[WORK TO BE COMPLETED]
Starting at the first line of the listing below, repeat each line up to and including the one containing "12: [-3, -17]". Leave out pictures.

• • • • •

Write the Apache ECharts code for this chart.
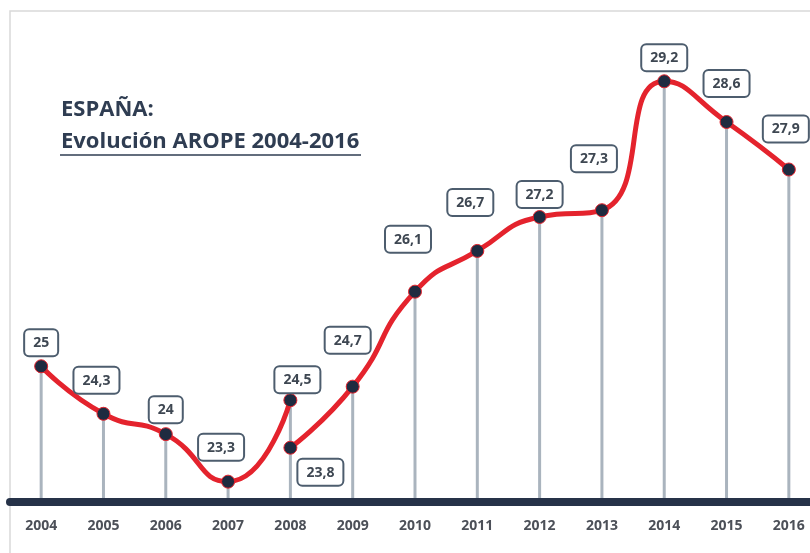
<!DOCTYPE html>
<html>
  <head>
    <meta charset="utf-8" />
    <title>AROPE España</title>
    <script src="https://cdn.jsdelivr.net/npm/echarts@6/dist/echarts.min.js"></script>
    <style>
      html, body { margin: 0; padding: 0; background: #fff; overflow: hidden; }
      /* el gráfico original está recortado por la derecha */
      #main { width: 830px; height: 553px; }
    </style>
  </head>
  <body>
    <div id="main"></div>
    <script type="text/javascript">
      // datos
      let years = ['2004', '2005', '2006', '2007', '2008', '2009', '2010', '2011', '2012', '2013', '2014', '2015', '2016'];
      // serie antigua (hasta 2008) y serie nueva (desde 2008)
      let serieA = [25, 24.3, 24, 23.3, 24.5, '-', '-', '-', '-', '-', '-', '-', '-'];
      let serieB = ['-', '-', '-', '-', 23.8, 24.7, 26.1, 26.7, 27.2, 27.3, 29.2, 28.6, 27.9];

      // ajuste de las etiquetas [dx, dy]
      let offA = [[0, 0], [-7, -10], [0, -1], [-7, -11], [7, 3]];
      let offB = { 4: [30, 48], 5: [-5, -23], 6: [-7, -29], 7: [-7, -25], 8: [0, 1], 9: [-8, -28], 10: [0, 0], 11: [0, -15], 12: [-3, -17] };

      let stems = years.map(function (y, i) {
        let v = [serieA[i], serieB[i]].filter(function (d) { return d !== '-'; });
        return Math.max.apply(null, v);
      });

      function withOffsets(arr, offs) {
        return arr.map(function (v, i) {
          if (v === '-') return v;
          let o = offs[i] || [0, 0];
          return { value: v, label: { offset: o } };
        });
      }

      var myChart = echarts.init(document.getElementById('main'));

      let labelStyle = {
        show: true,
        position: 'top',
        distance: 4,
        formatter: function (p) { return String(p.value).replace('.', ','); },
        color: '#3e4752',
        fontFamily: 'Open Sans',
        fontWeight: 'bold',
        fontSize: 14,
        backgroundColor: '#fff',
        borderColor: '#4d5d6e',
        borderWidth: 2,
        borderRadius: 4,
        padding: [6, 8, 5, 8]
      };

      let lineBase = {
        type: 'line',
        smooth: 0.55,
        symbol: 'circle',
        symbolSize: 13,
        z: 5,
        lineStyle: { color: '#e4232d', width: 5 },
        itemStyle: { color: '#1e2b40', borderColor: '#e4232d', borderWidth: 1 },
        label: labelStyle
      };

      option = {
        animation: false,
        title: {
          text: 'ESPAÑA:',
          subtext: 'Evolución AROPE 2004-2016',
          left: 56,
          top: 94,
          itemGap: 10,
          textStyle: { color: '#2f3d52', fontFamily: 'Open Sans', fontWeight: 'bold', fontSize: 22 },
          subtextStyle: { color: '#2f3d52', fontFamily: 'Open Sans', fontWeight: 'bold', fontSize: 22 }
        },
        graphic: [
          {
            type: 'rect',
            shape: { x: 10, y: 11, width: 840, height: 600 },
            style: { fill: 'none', stroke: '#d9d9d9', lineWidth: 1.5 },
            z: -10
          },
          {
            type: 'line',
            shape: { x1: 60, y1: 155, x2: 361, y2: 155 },
            style: { stroke: '#2f3d52', lineWidth: 1.5 }
          }
        ],
        grid: { left: 10, right: 10, top: 27, bottom: 51 },
        xAxis: {
          type: 'category',
          data: years,
          boundaryGap: true,
          z: 10,
          axisLine: { lineStyle: { color: '#263248', width: 8 } },
          axisTick: { show: false },
          axisLabel: {
            color: '#4c5058',
            fontFamily: 'Open Sans',
            fontWeight: 'bold',
            fontSize: 14,
            margin: 17
          }
        },
        yAxis: {
          type: 'value',
          min: 23,
          max: 30,
          show: false,
          splitLine: { show: false }
        },
        series: [
          {
            type: 'bar',
            data: stems,
            barWidth: 3,
            z: 1,
            itemStyle: { color: '#aab4be' },
            silent: true
          },
          Object.assign({}, lineBase, { data: withOffsets(serieA, offA) }),
          Object.assign({}, lineBase, { data: withOffsets(serieB, offB) })
        ]
      };

      myChart.setOption(option);
    </script>
  </body>
</html>
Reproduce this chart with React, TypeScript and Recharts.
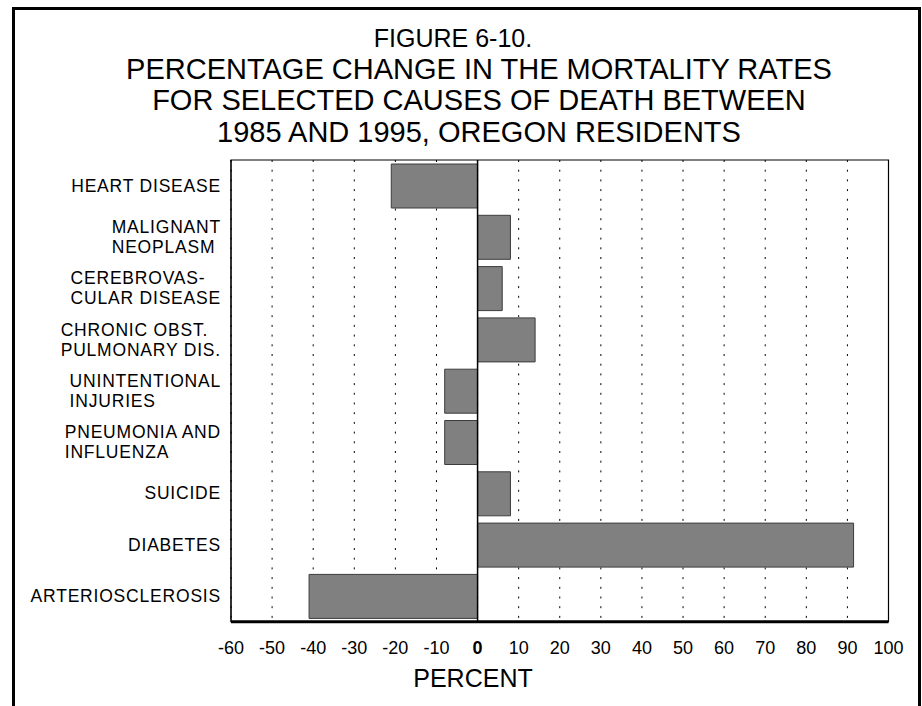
import {
  BarChart,
  Bar,
  XAxis,
  YAxis,
  CartesianGrid,
  ReferenceArea,
  ReferenceLine,
} from "recharts";

// causes of death, top to bottom ("\n" marks the label line break)
const CAUSES = [
  "HEART DISEASE",
  "MALIGNANT\nNEOPLASM",
  "CEREBROVAS-\nCULAR DISEASE",
  "CHRONIC OBST.\nPULMONARY DIS.",
  "UNINTENTIONAL\nINJURIES",
  "PNEUMONIA AND\nINFLUENZA",
  "SUICIDE",
  "DIABETES",
  "ARTERIOSCLEROSIS",
];

// percentage change 1985 -> 1995
const CHANGE = [-21, 8, 6, 14, -8, -8, 8, 91.5, -41];

const X_TICKS = [-60, -50, -40, -30, -20, -10, 0, 10, 20, 30, 40, 50, 60, 70, 80, 90, 100];

const TITLE_LINES = [
  "FIGURE 6-10.",
  "PERCENTAGE CHANGE IN THE MORTALITY RATES",
  "FOR SELECTED CAUSES OF DEATH BETWEEN",
  "1985 AND 1995, OREGON RESIDENTS",
];

const FONT = '"Liberation Sans", Arial, Helvetica, sans-serif';

const data = CAUSES.map((cause, i) => ({ cause, change: CHANGE[i] }));

type TickProps = {
  x?: number;
  y?: number;
  payload?: { value: string | number };
};

// multi-line category label, left aligned inside a right aligned block
const CauseTick = ({ x = 0, y = 0, payload }: TickProps) => {
  const lines = String(payload?.value ?? "").split("\n");
  return (
    <foreignObject x={x - 215} y={y - 30} width={215} height={60}>
      <div
        style={{
          display: "flex",
          height: 60,
          alignItems: "center",
          justifyContent: "flex-end",
          fontFamily: FONT,
          fontSize: 17.5,
          lineHeight: "20px",
          letterSpacing: 0.8,
          color: "#000",
        }}
      >
        <div style={{ textAlign: "left", whiteSpace: "nowrap" }}>
          {lines.map((l) => (
            <div key={l}>{l}</div>
          ))}
        </div>
      </div>
    </foreignObject>
  );
};

const PercentTick = ({ x = 0, y = 0, payload }: TickProps) => (
  <text
    x={x}
    y={y}
    dy="0.71em"
    textAnchor="middle"
    fontFamily={FONT}
    fontSize={18}
    fontWeight={payload?.value === 0 ? "bold" : "normal"}
    fill="#000"
  >
    {payload?.value}
  </text>
);

export default function App() {
  return (
    <div
      style={{
        position: "absolute",
        left: 0,
        top: 0,
        width: 922,
        height: 706,
        overflow: "hidden",
        background: "#fff",
        fontFamily: FONT,
      }}
    >
      {/* frame around the figure */}
      <div
        style={{
          position: "absolute",
          left: 12,
          top: 7,
          width: 909,
          height: 730,
          boxSizing: "border-box",
          border: "3px solid #000",
        }}
      />

      {TITLE_LINES.map((line, i) => (
        <div
          key={line}
          style={{
            position: "absolute",
            left: (i === 0 ? 453 : 479) - 400,
            width: 800,
            top: [25.5, 54.5, 86, 117.5][i],
            textAlign: "center",
            fontSize: i === 0 ? 25 : 29,
            lineHeight: 1,
            color: "#000",
            whiteSpace: "nowrap",
          }}
        >
          {line}
        </div>
      ))}

      <div style={{ position: "absolute", left: 0, top: 0 }}>
        <BarChart
          layout="vertical"
          width={922}
          height={706}
          data={data}
          margin={{ top: 160, right: 33.5, left: 0, bottom: 0 }}
        >
          <CartesianGrid
            horizontal={false}
            vertical
            stroke="#000"
            strokeDasharray="2 7.7"
          />
          <XAxis
            type="number"
            domain={[-60, 100]}
            ticks={X_TICKS}
            interval={0}
            allowDataOverflow
            height={84.3}
            axisLine={{ stroke: "#000", strokeWidth: 3 }}
            tickLine={false}
            tickSize={6}
            tickMargin={14}
            tick={<PercentTick />}
          />
          <YAxis
            type="category"
            dataKey="cause"
            width={231}
            interval={0}
            axisLine={{ stroke: "#000" }}
            tickLine={false}
            tickSize={0}
            tickMargin={10}
            tick={<CauseTick />}
          />
          <ReferenceArea
            x1={-60}
            x2={100}
            fill="none"
            stroke="#000"
            strokeWidth={1.2}
            ifOverflow="visible"
          />
          <ReferenceLine x={0} stroke="#000" strokeWidth={1.5} />
          <Bar
            dataKey="change"
            barSize={44}
            fill="#808080"
            stroke="#3c3c3c"
            strokeWidth={1}
            isAnimationActive={false}
          />
        </BarChart>
      </div>

      <div
        style={{
          position: "absolute",
          left: 473 - 100,
          width: 200,
          top: 666,
          textAlign: "center",
          fontSize: 25,
          lineHeight: 1,
          color: "#000",
        }}
      >
        PERCENT
      </div>
    </div>
  );
}
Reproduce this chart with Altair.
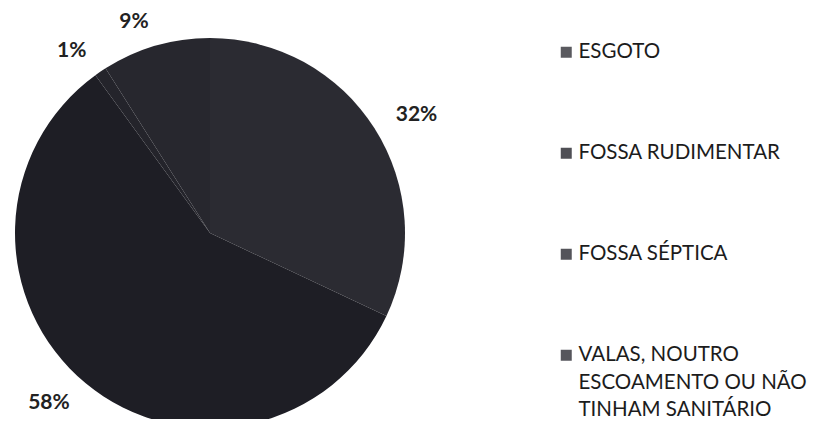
import altair as alt
import pandas as pd

categories = [
    "ESGOTO",
    "FOSSA RUDIMENTAR",
    "FOSSA SÉPTICA",
    "VALAS, NOUTRO|ESCOAMENTO OU NÃO|TINHAM SANITÁRIO",
]
values = [32, 58, 1, 9]
labels = ["32%", "58%", "1%", "9%"]
colors = ["#2b2b32", "#1e1e25", "#24242b", "#27272e"]

df = pd.DataFrame({
    "categoria": categories,
    "valor": values,
    "rotulo": labels,
    "ordem": list(range(len(categories))),
})

cx, cy = 202, 225

pie = alt.Chart(df).mark_arc(outerRadius=195, stroke=None).encode(
    theta=alt.Theta("valor:Q", stack=True),
    order=alt.Order("ordem:Q"),
    x=alt.value(cx),
    y=alt.value(cy),
    color=alt.Color(
        "categoria:N",
        sort=categories,
        scale=alt.Scale(domain=categories, range=colors),
        legend=alt.Legend(
            title=None,
            orient="none",
            legendX=548,
            legendY=34,
            padding=0,
            symbolType="square",
            symbolSize=121,
            symbolOpacity=0.78,
            symbolStrokeWidth=0,
            labelFont="Lato",
            labelFontSize=20.5,
            labelColor="#1c1c1c",
            labelOffset=2,
            labelLimit=400,
            rowPadding=80,
            labelExpr="split(datum.label, '|')",
        ),
    ),
)

lab_base = (
    alt.Chart(df)
    .transform_window(acum="sum(valor)", sort=[alt.SortField("ordem")])
    .transform_joinaggregate(total="sum(valor)")
    .transform_calculate(meio="(datum.acum - datum.valor / 2) / datum.total")
)

def label_layer(filt, align):
    return lab_base.transform_filter(filt).mark_text(
        radius=220, align=align, baseline="middle",
        font="Lato", fontSize=21, fontWeight="bold", color="#222222",
    ).encode(
        theta=alt.Theta("meio:Q", scale=alt.Scale(domain=[0, 1]), stack=None),
        x=alt.value(cx),
        y=alt.value(cy),
        text="rotulo:N",
    )

right = label_layer("datum.meio < 0.5", "left")
left = label_layer("datum.meio >= 0.5", "right")

chart = (
    alt.layer(pie, right, left)
    .resolve_scale(theta="independent")
    .properties(width=799, height=411, padding=0, autosize=alt.AutoSizeParams(type="none"))
    .configure(style={"guide-label": {"lineHeight": 27.5}})
    .configure_view(stroke=None)
)

chart.save("out.html", embed_options={"renderer": "svg", "actions": False})
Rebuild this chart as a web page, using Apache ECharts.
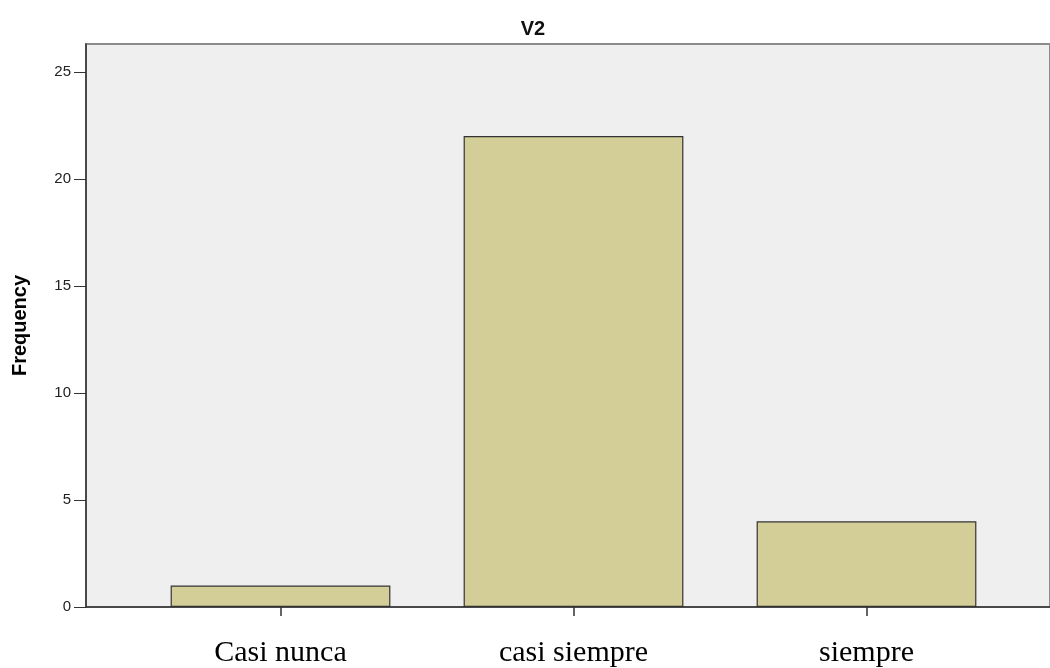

• • • • •

[SOLUTION TO THE EXERCISE]
Write the Apache ECharts code for this chart.
<!DOCTYPE html>
<html>
  <head>
    <meta charset="utf-8" />
    <title>AROPE España</title>
    <script src="https://cdn.jsdelivr.net/npm/echarts@6/dist/echarts.min.js"></script>
    <style>
      html, body { margin: 0; padding: 0; background: #fff; overflow: hidden; }
      /* el gráfico original está recortado por la derecha */
      #main { width: 830px; height: 553px; }
    </style>
  </head>
  <body>
    <div id="main"></div>
    <script type="text/javascript">
      // datos
      let years = ['2004', '2005', '2006', '2007', '2008', '2009', '2010', '2011', '2012', '2013', '2014', '2015', '2016'];
      // serie antigua (hasta 2008) y serie nueva (desde 2008)
      let serieA = [25, 24.3, 24, 23.3, 24.5, '-', '-', '-', '-', '-', '-', '-', '-'];
      let serieB = ['-', '-', '-', '-', 23.8, 24.7, 26.1, 26.7, 27.2, 27.3, 29.2, 28.6, 27.9];

      // ajuste de las etiquetas [dx, dy]
      let offA = [[0, 0], [-7, -10], [0, -1], [-7, -11], [7, 3]];
      let offB = { 4: [30, 48], 5: [-5, -23], 6: [-7, -29], 7: [-7, -25], 8: [0, 1], 9: [-8, -28], 10: [0, 0], 11: [0, -15], 12: [-3, -17] };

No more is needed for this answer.